> Dependencies will be added, for very basic system utilities, on (parts of) a software ecosystem which is still a "moving target", not standardized,

This is the status quo and always has been. gcc has plenty of extensions that are not part of a language standard that are used in core tools. Perl has never had a standard and is used all over the place.

If you're designing an OS distribution, you would have your base system written adhering strictly to language standards and without relying on flakey extensions (not that GCC C extensions are flakey, I'm guessing most/all of them are stable since the 1990s), and minimizing reliance on additional tools.
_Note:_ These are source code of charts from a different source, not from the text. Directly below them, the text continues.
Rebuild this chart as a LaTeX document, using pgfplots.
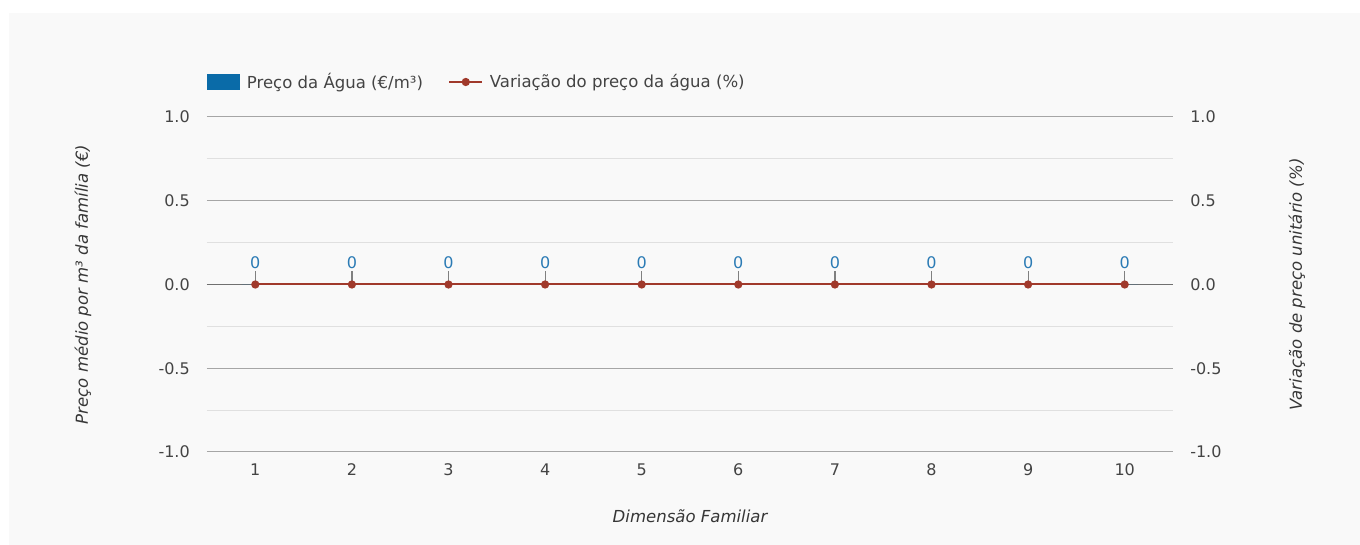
\documentclass[border=0pt]{standalone}
\usepackage{fontspec}
\setmainfont{DejaVu Sans}
\usepackage{pgfplots}
\pgfplotsset{compat=1.18}
\definecolor{panel}{HTML}{F9F9F9}
\definecolor{barblue}{HTML}{0A6BA8}
\definecolor{lblblue}{HTML}{2B7BB5}
\definecolor{linered}{HTML}{A0392B}
\definecolor{txt}{HTML}{444444}
\definecolor{majgrid}{HTML}{A6A6A6}
\definecolor{mingrid}{HTML}{E0E0E0}
\definecolor{zerogrid}{HTML}{707070}
\newcommand{\tickfont}{\fontsize{12pt}{14pt}\selectfont}
\newcommand{\labfont}{\fontsize{12.4pt}{14pt}\selectfont}
\pgfplotsset{
  barlegend/.style={legend image code/.code={\fill[barblue] (0pt,-6pt) rectangle (24.75pt,6pt);}},
  linelegend/.style={legend image code/.code={\draw[linered, line width=1.5pt] (0pt,0pt) -- (24.75pt,0pt); \fill[linered] (12.375pt,0pt) circle (2.3pt);}},
}
\begin{document}
\begin{tikzpicture}
\fill[white] (0,0) rectangle (1020pt,408.75pt);
\fill[panel] (6.75pt,0) rectangle (1020pt,399pt);
\begin{axis}[
  at={(155.25pt,69.75pt)}, anchor=south west,
  scale only axis, width=724.5pt, height=251.25pt,
  xmin=0.5, xmax=10.5, ymin=-1, ymax=1,
  axis line style={draw=none},
  major tick length=0pt, minor tick length=0pt,
  xtick={1,2,3,4,5,6,7,8,9,10},
  xticklabels={1,2,3,4,5,6,7,8,9,10},
  ytick={-1,-0.5,0,0.5,1},
  yticklabels={-1.0,-0.5,0.0,0.5,1.0},
  minor y tick num=1,
  ymajorgrids, yminorgrids,
  major grid style={color=majgrid, line width=0.75pt},
  minor grid style={color=mingrid, line width=0.75pt},
  extra y ticks={0}, extra y tick labels={},
  extra y tick style={grid=major, major grid style={color=zerogrid, line width=0.9pt}},
  tick label style={color=txt, font=\tickfont, inner sep=0pt},
  yticklabel style={anchor=east, xshift=-12.75pt},
  xticklabel style={anchor=north, yshift=-8.5pt},
  xlabel={\itshape Dimensão Familiar},
  xlabel style={at={(rel axis cs:0.5,0)}, anchor=center, yshift=-48pt, color=txt!80!black, font=\labfont},
  ylabel={\itshape Preço médio por m³ da família (€)},
  ylabel style={at={(rel axis cs:0,0.5)}, anchor=center, yshift=93pt, color=txt!80!black, font=\labfont},
  clip=false,
  legend columns=2,
  legend style={at={(rel axis cs:0,1)}, anchor=west, yshift=26.25pt, draw=none, fill=none, inner sep=0pt,
    nodes={inner sep=0pt, text=txt, font=\labfont},
    /tikz/every odd column/.append style={column sep=5pt},
    /tikz/every even column/.append style={column sep=19pt}},
]
\addplot[ybar, bar width=20pt, fill=barblue, draw=none,
  point meta=explicit symbolic,
  nodes near coords,
  every node near coord/.append style={anchor=south, inner sep=0pt, yshift=12pt, text=lblblue, font=\tickfont},
  barlegend]
coordinates {(1,0)[0] (2,0)[0] (3,0)[0] (4,0)[0] (5,0)[0] (6,0)[0] (7,0)[0] (8,0)[0] (9,0)[0] (10,0)[0]};
\addlegendentry{Preço da Água (€/m³)}
\addplot[forget plot, only marks, mark=none,
  error bars/.cd, y dir=plus, y explicit, error mark=none,
  error bar style={draw=gray, line width=0.9pt}]
coordinates {(1,0) +- (0,0.083) (2,0) +- (0,0.083) (3,0) +- (0,0.083) (4,0) +- (0,0.083) (5,0) +- (0,0.083)
 (6,0) +- (0,0.083) (7,0) +- (0,0.083) (8,0) +- (0,0.083) (9,0) +- (0,0.083) (10,0) +- (0,0.083)};
\addplot[color=linered, line width=1.5pt, mark=*, mark size=2.3pt, mark options={fill=linered, draw=linered},
  linelegend]
coordinates {(1,0) (2,0) (3,0) (4,0) (5,0) (6,0) (7,0) (8,0) (9,0) (10,0)};
\addlegendentry{Variação do preço da água (\%)}
\end{axis}
\begin{axis}[
  at={(155.25pt,69.75pt)}, anchor=south west,
  scale only axis, width=724.5pt, height=251.25pt,
  xmin=0.5, xmax=10.5, ymin=-1, ymax=1,
  hide x axis,
  axis y line*=right,
  y axis line style={draw=none},
  major tick length=0pt, minor tick length=0pt,
  ytick={-1,-0.5,0,0.5,1},
  yticklabels={-1.0,-0.5,0.0,0.5,1.0},
  tick label style={color=txt, font=\tickfont, inner sep=0pt},
  yticklabel style={anchor=west, xshift=12.75pt},
  ylabel={\itshape Variação de preço unitário (\%)},
  ylabel style={at={(rel axis cs:1,0.5)}, anchor=center, yshift=-93pt, color=txt!80!black, font=\labfont},
]
\addplot[draw=none, forget plot] coordinates {(1,0)};
\end{axis}
\end{tikzpicture}
\end{document}
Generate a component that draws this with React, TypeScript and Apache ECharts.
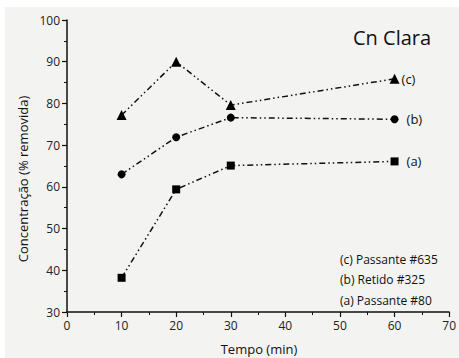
import React, { useEffect, useRef } from "react";
import * as echarts from "echarts";

const times = [10, 20, 30, 60];
const seriesA = [38.2, 59.4, 65.1, 66.1];
const seriesB = [63.0, 71.9, 76.6, 76.2];
const seriesC = [77.2, 90.0, 79.6, 85.9];
const seriesNames = ["(a)", "(b)", "(c)"];
const legendLines = ["(c) Passante #635", "(b) Retido #325", "(a) Passante #80"];
const title = "Cn Clara";
const xName = "Tempo (min)";
const yName = "Concentração (% removida)";

const FONT = "Open Sans";

export default function App() {
  const ref = useRef<HTMLDivElement>(null);
  useEffect(() => {
    document.body.style.margin = "0";
    const chart = echarts.init(ref.current!, null, { renderer: "svg" });
    const mk = (name: string, vals: number[], symbol: string, size: number, labelDx: number) => ({
      type: "line",
      name,
      symbol,
      symbolSize: size,
      itemStyle: { color: "#000" },
      lineStyle: { color: "#111", width: 1.5, type: [6, 3, 1.5, 3, 1.5, 3] },
      data: vals.map((v, i) => {
        const item: any = { value: [times[i], v] };
        if (i === vals.length - 1) {
          item.label = {
            show: true,
            position: "right",
            distance: labelDx,
            formatter: name,
            fontFamily: FONT,
            fontSize: 13,
            color: "#111",
          };
        }
        return item;
      }),
    });
    chart.setOption({
      animation: false,
      backgroundColor: "#fff",
      grid: { left: 67, right: 8, top: 20, bottom: 46 },
      xAxis: {
        type: "value",
        min: 0,
        max: 70,
        interval: 10,
        axisLine: { lineStyle: { color: "#111", width: 1.5 } },
        axisTick: { show: true, inside: false, length: 5, lineStyle: { color: "#111", width: 1.2 } },
        minorTick: { show: true, splitNumber: 2, length: 3, lineStyle: { color: "#111", width: 1 } },
        splitLine: { show: false },
        axisLabel: { fontFamily: FONT, fontSize: 12, color: "#222", margin: 7 },
      },
      yAxis: {
        type: "value",
        min: 30,
        max: 100,
        interval: 10,
        axisLine: { show: true, lineStyle: { color: "#111", width: 1.5 } },
        axisTick: { show: true, inside: false, length: 5, lineStyle: { color: "#111", width: 1.2 } },
        minorTick: { show: true, splitNumber: 2, length: 3, lineStyle: { color: "#111", width: 1 } },
        splitLine: { show: false },
        axisLabel: { fontFamily: FONT, fontSize: 12, color: "#222", margin: 7 },
      },
      graphic: [
        { type: "rect", z: -10, shape: { x: 5, y: 7, width: 454, height: 351 }, style: { fill: "#f3f3f1" }, silent: true },
        { type: "text", x: 353, y: 37, style: { text: title, font: `20px "${FONT}"`, fill: "#111", textVerticalAlign: "middle" } },
        ...legendLines.map((t, i) => ({
          type: "text",
          x: 340,
          y: 259 + i * 20.8,
          style: { text: t, font: `12px "${FONT}"`, fill: "#111", textVerticalAlign: "middle" },
        })),
        { type: "text", x: 259, y: 349, style: { text: xName, font: `13px "${FONT}"`, fill: "#111", textAlign: "center", textVerticalAlign: "middle" } },
        { type: "text", x: 23, y: 179, rotation: Math.PI / 2, style: { text: yName, font: `13px "${FONT}"`, fill: "#111", textAlign: "center", textVerticalAlign: "middle" } },
      ],
      series: [
        mk(seriesNames[0], seriesA, "rect", 8, 8),
        mk(seriesNames[1], seriesB, "circle", 8, 8),
        mk(seriesNames[2], seriesC, "triangle", 10, 2),
      ],
    });
    return () => chart.dispose();
  }, []);
  return <div ref={ref} style={{ width: 459, height: 358 }} />;
}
For example, IIUC, you can build a perl interpreter using a C compiler and GNU Make. And if you can't - GCC is quite bootstrappable; see here for the x86 / x86_64 procedure:

https://stackoverflow.com/a/65708958/1593077

and you can get into that on other platforms anywhere along the bootstrapping chain. And then you can again easily build perl; see:

https://codereflections.com/2023/12/24/bootstrapping-perl-wi...

It feels like perhaps you’ve conflated the issue in this thread, which is about using Rust in apt, which is much, much later in the distribution bringup than this bootstrapping, and using Rust in something like the Linux kernel, which is more relevant to those types of bootstrapping discussions you posted.

apt is so late in the process that these bootstrapping discussions aren’t quite so relevant. My point was that at the same layer of the OS, there are many, many components that don't meet the same criteria posted, including perl.

The procedure to produce GCC you cited was 13 steps. Many of the tools were made after distributions required GCC. And a similar procedure could produce a Rust compiler.